What is expected – Write out the complete material exactly as it stands.

· · · ·

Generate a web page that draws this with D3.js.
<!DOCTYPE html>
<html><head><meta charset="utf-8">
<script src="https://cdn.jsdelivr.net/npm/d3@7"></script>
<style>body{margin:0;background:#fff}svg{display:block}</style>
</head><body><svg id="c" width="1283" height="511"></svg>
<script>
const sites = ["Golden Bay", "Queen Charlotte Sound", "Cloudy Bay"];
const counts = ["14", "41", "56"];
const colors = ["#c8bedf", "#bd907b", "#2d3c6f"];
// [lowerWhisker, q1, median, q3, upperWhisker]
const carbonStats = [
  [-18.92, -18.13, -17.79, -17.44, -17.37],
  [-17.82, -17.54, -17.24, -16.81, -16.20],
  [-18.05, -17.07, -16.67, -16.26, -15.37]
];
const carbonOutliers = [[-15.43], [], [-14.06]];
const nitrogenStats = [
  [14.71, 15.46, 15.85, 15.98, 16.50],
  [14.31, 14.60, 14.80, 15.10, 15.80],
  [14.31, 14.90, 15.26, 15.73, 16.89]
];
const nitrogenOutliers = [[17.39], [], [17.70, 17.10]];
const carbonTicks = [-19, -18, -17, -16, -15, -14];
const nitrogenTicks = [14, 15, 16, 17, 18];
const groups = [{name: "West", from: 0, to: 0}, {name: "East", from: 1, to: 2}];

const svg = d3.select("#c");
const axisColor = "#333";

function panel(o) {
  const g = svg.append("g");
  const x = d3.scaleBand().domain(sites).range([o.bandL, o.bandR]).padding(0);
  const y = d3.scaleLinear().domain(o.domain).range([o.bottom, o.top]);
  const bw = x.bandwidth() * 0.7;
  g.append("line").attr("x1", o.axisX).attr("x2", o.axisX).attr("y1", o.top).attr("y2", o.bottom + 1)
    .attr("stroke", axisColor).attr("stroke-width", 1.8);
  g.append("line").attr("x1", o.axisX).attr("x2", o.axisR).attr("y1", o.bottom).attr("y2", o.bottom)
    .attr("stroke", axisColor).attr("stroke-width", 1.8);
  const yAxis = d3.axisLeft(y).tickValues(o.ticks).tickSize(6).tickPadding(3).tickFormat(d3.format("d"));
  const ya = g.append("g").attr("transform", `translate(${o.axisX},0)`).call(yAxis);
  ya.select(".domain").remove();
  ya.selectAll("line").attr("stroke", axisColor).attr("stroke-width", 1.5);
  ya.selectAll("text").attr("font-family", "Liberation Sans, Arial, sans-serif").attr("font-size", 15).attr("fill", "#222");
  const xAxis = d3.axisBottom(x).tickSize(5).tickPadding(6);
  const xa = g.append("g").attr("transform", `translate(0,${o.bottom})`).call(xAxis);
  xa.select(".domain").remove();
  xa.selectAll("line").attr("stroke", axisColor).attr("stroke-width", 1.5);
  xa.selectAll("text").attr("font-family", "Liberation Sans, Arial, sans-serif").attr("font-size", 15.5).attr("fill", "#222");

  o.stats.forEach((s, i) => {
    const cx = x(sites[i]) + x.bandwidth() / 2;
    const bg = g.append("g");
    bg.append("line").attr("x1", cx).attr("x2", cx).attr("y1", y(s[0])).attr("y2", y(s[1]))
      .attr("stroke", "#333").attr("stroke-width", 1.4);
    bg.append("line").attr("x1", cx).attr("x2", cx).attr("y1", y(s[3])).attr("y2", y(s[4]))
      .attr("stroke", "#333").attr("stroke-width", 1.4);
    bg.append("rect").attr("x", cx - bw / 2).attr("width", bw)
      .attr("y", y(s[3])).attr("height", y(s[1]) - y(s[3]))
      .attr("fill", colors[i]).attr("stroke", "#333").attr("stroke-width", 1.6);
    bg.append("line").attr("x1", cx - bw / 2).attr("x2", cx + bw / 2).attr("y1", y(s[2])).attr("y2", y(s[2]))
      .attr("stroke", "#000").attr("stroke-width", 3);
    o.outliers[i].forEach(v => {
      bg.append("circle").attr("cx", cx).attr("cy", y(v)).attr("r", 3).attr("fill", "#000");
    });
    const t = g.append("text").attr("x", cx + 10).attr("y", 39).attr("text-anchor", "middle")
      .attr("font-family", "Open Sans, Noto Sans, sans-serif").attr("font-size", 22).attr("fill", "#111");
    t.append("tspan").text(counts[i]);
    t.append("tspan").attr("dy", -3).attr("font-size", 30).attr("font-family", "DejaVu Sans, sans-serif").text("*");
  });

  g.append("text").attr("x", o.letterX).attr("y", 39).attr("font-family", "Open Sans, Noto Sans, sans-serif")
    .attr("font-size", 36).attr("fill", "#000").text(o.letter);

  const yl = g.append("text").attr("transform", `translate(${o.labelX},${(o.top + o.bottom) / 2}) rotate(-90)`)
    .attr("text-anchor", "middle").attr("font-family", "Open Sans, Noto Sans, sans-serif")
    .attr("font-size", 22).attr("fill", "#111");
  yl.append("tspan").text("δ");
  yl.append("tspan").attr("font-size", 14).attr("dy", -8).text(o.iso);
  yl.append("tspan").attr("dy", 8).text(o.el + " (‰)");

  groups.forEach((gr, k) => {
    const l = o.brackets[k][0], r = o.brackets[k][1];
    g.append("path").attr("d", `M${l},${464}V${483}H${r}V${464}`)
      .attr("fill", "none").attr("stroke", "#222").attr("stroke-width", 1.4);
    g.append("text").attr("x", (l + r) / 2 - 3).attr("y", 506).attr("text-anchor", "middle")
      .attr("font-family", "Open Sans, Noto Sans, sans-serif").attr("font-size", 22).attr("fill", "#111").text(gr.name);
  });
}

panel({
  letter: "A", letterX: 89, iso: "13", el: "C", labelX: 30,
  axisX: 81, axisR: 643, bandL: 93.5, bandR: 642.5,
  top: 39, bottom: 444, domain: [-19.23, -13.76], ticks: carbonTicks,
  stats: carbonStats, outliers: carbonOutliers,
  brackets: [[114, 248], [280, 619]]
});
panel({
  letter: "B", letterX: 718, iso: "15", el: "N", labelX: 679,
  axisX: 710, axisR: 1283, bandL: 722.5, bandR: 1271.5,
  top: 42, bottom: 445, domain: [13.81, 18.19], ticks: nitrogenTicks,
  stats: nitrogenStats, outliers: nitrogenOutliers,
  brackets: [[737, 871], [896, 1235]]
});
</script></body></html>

· · · ·

Written solution –
Generate a web page that draws this with D3.js.
<!DOCTYPE html>
<html><head><meta charset="utf-8">
<script src="https://cdn.jsdelivr.net/npm/d3@7"></script>
<style>body{margin:0;background:#fff}svg{display:block}</style>
</head><body><svg id="c" width="1283" height="511"></svg>
<script>
const sites = ["Golden Bay", "Queen Charlotte Sound", "Cloudy Bay"];
const counts = ["14", "41", "56"];
const colors = ["#c8bedf", "#bd907b", "#2d3c6f"];
// [lowerWhisker, q1, median, q3, upperWhisker]
const carbonStats = [
  [-18.92, -18.13, -17.79, -17.44, -17.37],
  [-17.82, -17.54, -17.24, -16.81, -16.20],
  [-18.05, -17.07, -16.67, -16.26, -15.37]
];
const carbonOutliers = [[-15.43], [], [-14.06]];
const nitrogenStats = [
  [14.71, 15.46, 15.85, 15.98, 16.50],
  [14.31, 14.60, 14.80, 15.10, 15.80],
  [14.31, 14.90, 15.26, 15.73, 16.89]
];
const nitrogenOutliers = [[17.39], [], [17.70, 17.10]];
const carbonTicks = [-19, -18, -17, -16, -15, -14];
const nitrogenTicks = [14, 15, 16, 17, 18];
const groups = [{name: "West", from: 0, to: 0}, {name: "East", from: 1, to: 2}];

const svg = d3.select("#c");
const axisColor = "#333";

function panel(o) {
  const g = svg.append("g");
  const x = d3.scaleBand().domain(sites).range([o.bandL, o.bandR]).padding(0);
  const y = d3.scaleLinear().domain(o.domain).range([o.bottom, o.top]);
  const bw = x.bandwidth() * 0.7;
  g.append("line").attr("x1", o.axisX).attr("x2", o.axisX).attr("y1", o.top).attr("y2", o.bottom + 1)
    .attr("stroke", axisColor).attr("stroke-width", 1.8);
  g.append("line").attr("x1", o.axisX).attr("x2", o.axisR).attr("y1", o.bottom).attr("y2", o.bottom)
    .attr("stroke", axisColor).attr("stroke-width", 1.8);
  const yAxis = d3.axisLeft(y).tickValues(o.ticks).tickSize(6).tickPadding(3).tickFormat(d3.format("d"));
  const ya = g.append("g").attr("transform", `translate(${o.axisX},0)`).call(yAxis);
  ya.select(".domain").remove();
  ya.selectAll("line").attr("stroke", axisColor).attr("stroke-width", 1.5);
  ya.selectAll("text").attr("font-family", "Liberation Sans, Arial, sans-serif").attr("font-size", 15).attr("fill", "#222");
  const xAxis = d3.axisBottom(x).tickSize(5).tickPadding(6);
  const xa = g.append("g").attr("transform", `translate(0,${o.bottom})`).call(xAxis);
  xa.select(".domain").remove();
  xa.selectAll("line").attr("stroke", axisColor).attr("stroke-width", 1.5);
  xa.selectAll("text").attr("font-family", "Liberation Sans, Arial, sans-serif").attr("font-size", 15.5).attr("fill", "#222");

  o.stats.forEach((s, i) => {
    const cx = x(sites[i]) + x.bandwidth() / 2;
    const bg = g.append("g");
    bg.append("line").attr("x1", cx).attr("x2", cx).attr("y1", y(s[0])).attr("y2", y(s[1]))
      .attr("stroke", "#333").attr("stroke-width", 1.4);
    bg.append("line").attr("x1", cx).attr("x2", cx).attr("y1", y(s[3])).attr("y2", y(s[4]))
      .attr("stroke", "#333").attr("stroke-width", 1.4);
    bg.append("rect").attr("x", cx - bw / 2).attr("width", bw)
      .attr("y", y(s[3])).attr("height", y(s[1]) - y(s[3]))
      .attr("fill", colors[i]).attr("stroke", "#333").attr("stroke-width", 1.6);
    bg.append("line").attr("x1", cx - bw / 2).attr("x2", cx + bw / 2).attr("y1", y(s[2])).attr("y2", y(s[2]))
      .attr("stroke", "#000").attr("stroke-width", 3);
    o.outliers[i].forEach(v => {
      bg.append("circle").attr("cx", cx).attr("cy", y(v)).attr("r", 3).attr("fill", "#000");
    });
    const t = g.append("text").attr("x", cx + 10).attr("y", 39).attr("text-anchor", "middle")
      .attr("font-family", "Open Sans, Noto Sans, sans-serif").attr("font-size", 22).attr("fill", "#111");
    t.append("tspan").text(counts[i]);
    t.append("tspan").attr("dy", -3).attr("font-size", 30).attr("font-family", "DejaVu Sans, sans-serif").text("*");
  });

  g.append("text").attr("x", o.letterX).attr("y", 39).attr("font-family", "Open Sans, Noto Sans, sans-serif")
    .attr("font-size", 36).attr("fill", "#000").text(o.letter);

  const yl = g.append("text").attr("transform", `translate(${o.labelX},${(o.top + o.bottom) / 2}) rotate(-90)`)
    .attr("text-anchor", "middle").attr("font-family", "Open Sans, Noto Sans, sans-serif")
    .attr("font-size", 22).attr("fill", "#111");
  yl.append("tspan").text("δ");
  yl.append("tspan").attr("font-size", 14).attr("dy", -8).text(o.iso);
  yl.append("tspan").attr("dy", 8).text(o.el + " (‰)");

  groups.forEach((gr, k) => {
    const l = o.brackets[k][0], r = o.brackets[k][1];
    g.append("path").attr("d", `M${l},${464}V${483}H${r}V${464}`)
      .attr("fill", "none").attr("stroke", "#222").attr("stroke-width", 1.4);
    g.append("text").attr("x", (l + r) / 2 - 3).attr("y", 506).attr("text-anchor", "middle")
      .attr("font-family", "Open Sans, Noto Sans, sans-serif").attr("font-size", 22).attr("fill", "#111").text(gr.name);
  });
}

panel({
  letter: "A", letterX: 89, iso: "13", el: "C", labelX: 30,
  axisX: 81, axisR: 643, bandL: 93.5, bandR: 642.5,
  top: 39, bottom: 444, domain: [-19.23, -13.76], ticks: carbonTicks,
  stats: carbonStats, outliers: carbonOutliers,
  brackets: [[114, 248], [280, 619]]
});
panel({
  letter: "B", letterX: 718, iso: "15", el: "N", labelX: 679,
  axisX: 710, axisR: 1283, bandL: 722.5, bandR: 1271.5,
  top: 42, bottom: 445, domain: [13.81, 18.19], ticks: nitrogenTicks,
  stats: nitrogenStats, outliers: nitrogenOutliers,
  brackets: [[737, 871], [896, 1235]]
});
</script></body></html>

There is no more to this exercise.